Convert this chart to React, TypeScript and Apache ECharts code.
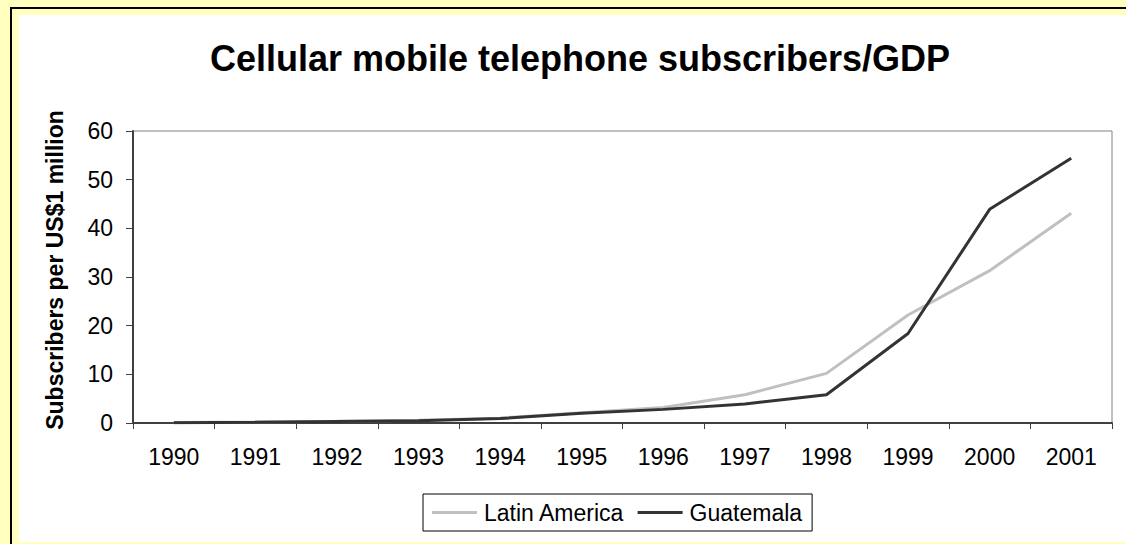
import React, { useEffect, useRef } from "react";
import * as echarts from "echarts";

const years = ["1990", "1991", "1992", "1993", "1994", "1995", "1996", "1997", "1998", "1999", "2000", "2001"];
const latinAmerica = [0.1, 0.2, 0.35, 0.55, 1.0, 2.1, 3.2, 5.8, 10.2, 22.2, 31.3, 43.1];
const guatemala = [0.05, 0.15, 0.3, 0.45, 0.9, 2.0, 2.8, 3.9, 5.8, 18.4, 43.9, 54.4];
const yTicks = { min: 0, max: 60, interval: 10 };

const FONT = "Liberation Sans, Arial, sans-serif";

export default function App() {
  const ref = useRef<HTMLDivElement>(null);
  useEffect(() => {
    document.body.style.margin = "0";
    const chart = echarts.init(ref.current!, null, { renderer: "svg" });
    chart.setOption({
      animation: false,
      backgroundColor: "#FFFFC0",
      textStyle: { fontFamily: FONT },
      graphic: [
        { type: "rect", z: -10, shape: { x: 10, y: 7, width: 1200, height: 600 }, style: { fill: "#000000" } },
        { type: "rect", z: -9, shape: { x: 12, y: 9, width: 1200, height: 600 }, style: { fill: "#FFFFC0" } },
        { type: "rect", z: -8, shape: { x: 19, y: 15, width: 1200, height: 527 }, style: { fill: "#FFFFFF" } },
      ],
      title: {
        text: "Cellular mobile telephone subscribers/GDP",
        left: 575,
        textAlign: "center",
        top: 35,
        textStyle: { fontSize: 36, fontWeight: "bold", color: "#000", fontFamily: FONT },
      },
      legend: {
        top: 494,
        left: 423,
        itemWidth: 45,
        itemHeight: 3,
        itemGap: 13,
        padding: [7, 10, 7, 9],
        borderColor: "#000",
        borderWidth: 1,
        backgroundColor: "#fff",
        icon: "rect",
        textStyle: { fontSize: 23, color: "#000", fontFamily: FONT, padding: [0, 0, 0, 2] },
        data: ["Latin America", "Guatemala"],
      },
      grid: {
        left: 133,
        top: 131,
        right: 14,
        bottom: 121,
        show: true,
        borderColor: "#808080",
        borderWidth: 1,
        backgroundColor: "#fff",
      },
      xAxis: {
        type: "category",
        data: years,
        boundaryGap: true,
        axisLine: { lineStyle: { color: "#404040", width: 2 } },
        axisTick: { show: true, interval: 0, length: 6, lineStyle: { color: "#404040", width: 1 } },
        axisLabel: { fontSize: 23, color: "#000", margin: 22, interval: 0, fontFamily: FONT },
      },
      yAxis: {
        type: "value",
        min: yTicks.min,
        max: yTicks.max,
        interval: yTicks.interval,
        name: "Subscribers per US$1 million",
        nameLocation: "middle",
        nameRotate: 90,
        nameGap: 67,
        nameTextStyle: { fontSize: 23, fontWeight: "bold", color: "#000", fontFamily: FONT, padding: [0, 0, 0, 14] },
        axisLine: { show: true, lineStyle: { color: "#404040", width: 2 } },
        axisTick: { show: true, length: 7, lineStyle: { color: "#404040", width: 1 } },
        splitLine: { show: false },
        axisLabel: { fontSize: 23, color: "#000", margin: 20, fontFamily: FONT },
      },
      series: [
        {
          name: "Latin America",
          type: "line",
          data: latinAmerica,
          symbol: "none",
          color: "#C0C0C0",
          lineStyle: { color: "#C0C0C0", width: 3 },
        },
        {
          name: "Guatemala",
          type: "line",
          data: guatemala,
          symbol: "none",
          color: "#333333",
          lineStyle: { color: "#333333", width: 3 },
        },
      ],
    });
    return () => chart.dispose();
  }, []);
  return <div ref={ref} style={{ position: "fixed", left: 0, top: 0, width: 1126, height: 544 }} />;
}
::::
* [Task details]
Copy out the listing exactly as it stands, but not the pictures.

* [Worked solution]
Convert this chart to React, TypeScript and Apache ECharts code.
import React, { useEffect, useRef } from "react";
import * as echarts from "echarts";

const years = ["1990", "1991", "1992", "1993", "1994", "1995", "1996", "1997", "1998", "1999", "2000", "2001"];
const latinAmerica = [0.1, 0.2, 0.35, 0.55, 1.0, 2.1, 3.2, 5.8, 10.2, 22.2, 31.3, 43.1];
const guatemala = [0.05, 0.15, 0.3, 0.45, 0.9, 2.0, 2.8, 3.9, 5.8, 18.4, 43.9, 54.4];
const yTicks = { min: 0, max: 60, interval: 10 };

const FONT = "Liberation Sans, Arial, sans-serif";

export default function App() {
  const ref = useRef<HTMLDivElement>(null);
  useEffect(() => {
    document.body.style.margin = "0";
    const chart = echarts.init(ref.current!, null, { renderer: "svg" });
    chart.setOption({
      animation: false,
      backgroundColor: "#FFFFC0",
      textStyle: { fontFamily: FONT },
      graphic: [
        { type: "rect", z: -10, shape: { x: 10, y: 7, width: 1200, height: 600 }, style: { fill: "#000000" } },
        { type: "rect", z: -9, shape: { x: 12, y: 9, width: 1200, height: 600 }, style: { fill: "#FFFFC0" } },
        { type: "rect", z: -8, shape: { x: 19, y: 15, width: 1200, height: 527 }, style: { fill: "#FFFFFF" } },
      ],
      title: {
        text: "Cellular mobile telephone subscribers/GDP",
        left: 575,
        textAlign: "center",
        top: 35,
        textStyle: { fontSize: 36, fontWeight: "bold", color: "#000", fontFamily: FONT },
      },
      legend: {
        top: 494,
        left: 423,
        itemWidth: 45,
        itemHeight: 3,
        itemGap: 13,
        padding: [7, 10, 7, 9],
        borderColor: "#000",
        borderWidth: 1,
        backgroundColor: "#fff",
        icon: "rect",
        textStyle: { fontSize: 23, color: "#000", fontFamily: FONT, padding: [0, 0, 0, 2] },
        data: ["Latin America", "Guatemala"],
      },
      grid: {
        left: 133,
        top: 131,
        right: 14,
        bottom: 121,
        show: true,
        borderColor: "#808080",
        borderWidth: 1,
        backgroundColor: "#fff",
      },
      xAxis: {
        type: "category",
        data: years,
        boundaryGap: true,
        axisLine: { lineStyle: { color: "#404040", width: 2 } },
        axisTick: { show: true, interval: 0, length: 6, lineStyle: { color: "#404040", width: 1 } },
        axisLabel: { fontSize: 23, color: "#000", margin: 22, interval: 0, fontFamily: FONT },
      },
      yAxis: {
        type: "value",
        min: yTicks.min,
        max: yTicks.max,
        interval: yTicks.interval,
        name: "Subscribers per US$1 million",
        nameLocation: "middle",
        nameRotate: 90,
        nameGap: 67,
        nameTextStyle: { fontSize: 23, fontWeight: "bold", color: "#000", fontFamily: FONT, padding: [0, 0, 0, 14] },
        axisLine: { show: true, lineStyle: { color: "#404040", width: 2 } },
        axisTick: { show: true, length: 7, lineStyle: { color: "#404040", width: 1 } },
        splitLine: { show: false },
        axisLabel: { fontSize: 23, color: "#000", margin: 20, fontFamily: FONT },
      },
      series: [
        {
          name: "Latin America",
          type: "line",
          data: latinAmerica,
          symbol: "none",
          color: "#C0C0C0",
          lineStyle: { color: "#C0C0C0", width: 3 },
        },
        {
          name: "Guatemala",
          type: "line",
          data: guatemala,
          symbol: "none",
          color: "#333333",
          lineStyle: { color: "#333333", width: 3 },
        },
      ],
    });
    return () => chart.dispose();
  }, []);
  return <div ref={ref} style={{ position: "fixed", left: 0, top: 0, width: 1126, height: 544 }} />;
}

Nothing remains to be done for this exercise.